C'est grâce à deux artistes de génie en les personnes de Mahboub BATI (auteur-compositeur) et Dahmane El Harrachi (auteur-compositeur-interprète, qui a fait toute sa carrière artistique en France) que le chaâbi s'est modernisé en devenant un genre musical écouté aux quatre coins du pays. Ils ont su le populariser en l'Algérianisant définitivement. Avec eux, les chansons sont écrites dans la langue Algérienne et leurs thèmes se rapportent généralement à la vie de tous les jours( quoique le genre de Dahmane el HARRACHI est plus développé). Sur le plan musical, ils ont apporté la fraîcheur qui manquait tant au chaâbi. La musique de Mahboub BATI est reconnaissable à ses fioritures. Avec Dahmane El HARRACHI (de son vrai nom AMRANI Abderrahmane), c'est la mélodie qui prime avec néanmoins une légère coloration occidentale. L'exemple de la chanson ' ya rayah ' est très édifiant à ce propos, bien que composée dans le mode musical Sahli, il a su lui donner un cachet universel. Les conservateurs emploient le terme ' chansonnette ' pour qualifier l'œuvre de Mahboub BATI. C'est une façon pour eux de minimiser son apport à la musique chaâbi. Pour la plupart des mélomanes, chansonnette veut dire ' petite chanson ' comparée à la ' qacida ' mais en réalité la signification est tout autre, car chansonnette veut dire chanson frivole et sans prétention. En somme c'est une chanson qui ne fait pas le poids. Sans Mahboub BATI, la notoriété des chanteurs chaâbi de la fin des années soixante et le début des années soixante-dix, n'aurait jamais dépassé le cercle restreint des fêtes familiales algéroises. C'était l'époque où l'on s'accrochait toujours aux anciens textes du melhoun tout en sacrifiant la réalité immédiate. L'évolution du chââbi doit beaucoup à ce monument de la musique algérienne car beaucoup de chanteurs comme: Hachemi EL GUEROUABI, Boudjemaâ EL ANKIS, Amar EZZAHI, Amar EL ACHAB se sont faits d'abord connaître hors d'alger à travers les chansons de Mahboub BATI (de son vrai nom Mahboub SAFAR BATI ) et c'est de cette manière qu'ils ont pu faire passer le reste de leurs répertoires respectifs constituaient d'anciens textes de poésie populaire (melhoun), c'est ainsi que le chaâbi a fait une petite incursion dans les autres régions du pays qui avaient leurs propres genres populaires.
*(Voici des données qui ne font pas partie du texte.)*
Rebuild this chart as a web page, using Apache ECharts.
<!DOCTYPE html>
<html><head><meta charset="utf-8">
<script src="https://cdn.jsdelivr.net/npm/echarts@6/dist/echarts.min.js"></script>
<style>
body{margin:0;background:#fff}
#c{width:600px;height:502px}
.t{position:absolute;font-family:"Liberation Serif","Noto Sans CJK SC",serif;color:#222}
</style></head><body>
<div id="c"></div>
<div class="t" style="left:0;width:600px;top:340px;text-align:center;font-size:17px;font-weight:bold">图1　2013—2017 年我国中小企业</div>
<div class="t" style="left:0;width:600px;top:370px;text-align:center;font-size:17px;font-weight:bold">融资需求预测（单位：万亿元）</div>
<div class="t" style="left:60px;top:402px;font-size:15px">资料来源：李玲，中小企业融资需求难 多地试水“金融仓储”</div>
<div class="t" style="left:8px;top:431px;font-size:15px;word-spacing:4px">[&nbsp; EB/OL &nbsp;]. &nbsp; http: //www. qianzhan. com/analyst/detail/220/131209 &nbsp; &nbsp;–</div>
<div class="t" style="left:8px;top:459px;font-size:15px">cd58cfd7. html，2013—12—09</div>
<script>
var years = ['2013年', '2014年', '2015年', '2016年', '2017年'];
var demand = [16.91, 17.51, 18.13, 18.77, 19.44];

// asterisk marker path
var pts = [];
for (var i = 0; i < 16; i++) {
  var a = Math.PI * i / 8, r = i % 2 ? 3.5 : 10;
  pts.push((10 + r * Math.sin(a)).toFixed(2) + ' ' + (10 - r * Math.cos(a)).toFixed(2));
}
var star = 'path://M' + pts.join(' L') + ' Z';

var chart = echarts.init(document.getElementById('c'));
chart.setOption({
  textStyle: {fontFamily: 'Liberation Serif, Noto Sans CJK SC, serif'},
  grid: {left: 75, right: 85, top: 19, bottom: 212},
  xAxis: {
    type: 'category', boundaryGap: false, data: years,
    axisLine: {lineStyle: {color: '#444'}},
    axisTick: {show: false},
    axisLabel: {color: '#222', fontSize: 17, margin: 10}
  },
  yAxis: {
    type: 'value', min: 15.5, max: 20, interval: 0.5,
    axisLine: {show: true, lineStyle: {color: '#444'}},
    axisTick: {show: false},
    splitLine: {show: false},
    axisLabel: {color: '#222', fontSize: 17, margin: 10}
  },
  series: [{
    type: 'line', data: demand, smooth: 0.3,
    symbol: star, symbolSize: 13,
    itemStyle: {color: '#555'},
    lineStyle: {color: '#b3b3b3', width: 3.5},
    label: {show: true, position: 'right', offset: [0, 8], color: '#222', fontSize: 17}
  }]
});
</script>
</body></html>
La musique chaâbi utilise pour ses compositions les modes musicaux suivants: Moual, Zidane, âraq, Ghrib, Jarka, Reml maya, Sika,. Mezmoum, Sahli.

Le mode Sahli n'existe pas dans la musique arabo andalouse. On le retrouve seulement dans la musique populaire citadine. A constantine, ce mode musical s'appelle R'haoui et en orient-arabe, ce mode s'appelle Nahawand.

Le mot '' chaâbi '', a fait son entrée dans les dictionnaires de la langue française grâce à la reprise de la chanson '' ya rayah '' de Dahmane EL HARRACHI par Rachid TAHA. Ce dernier a fait d'elle un succès mondial. Elle a même été chantée dans plusieurs langues.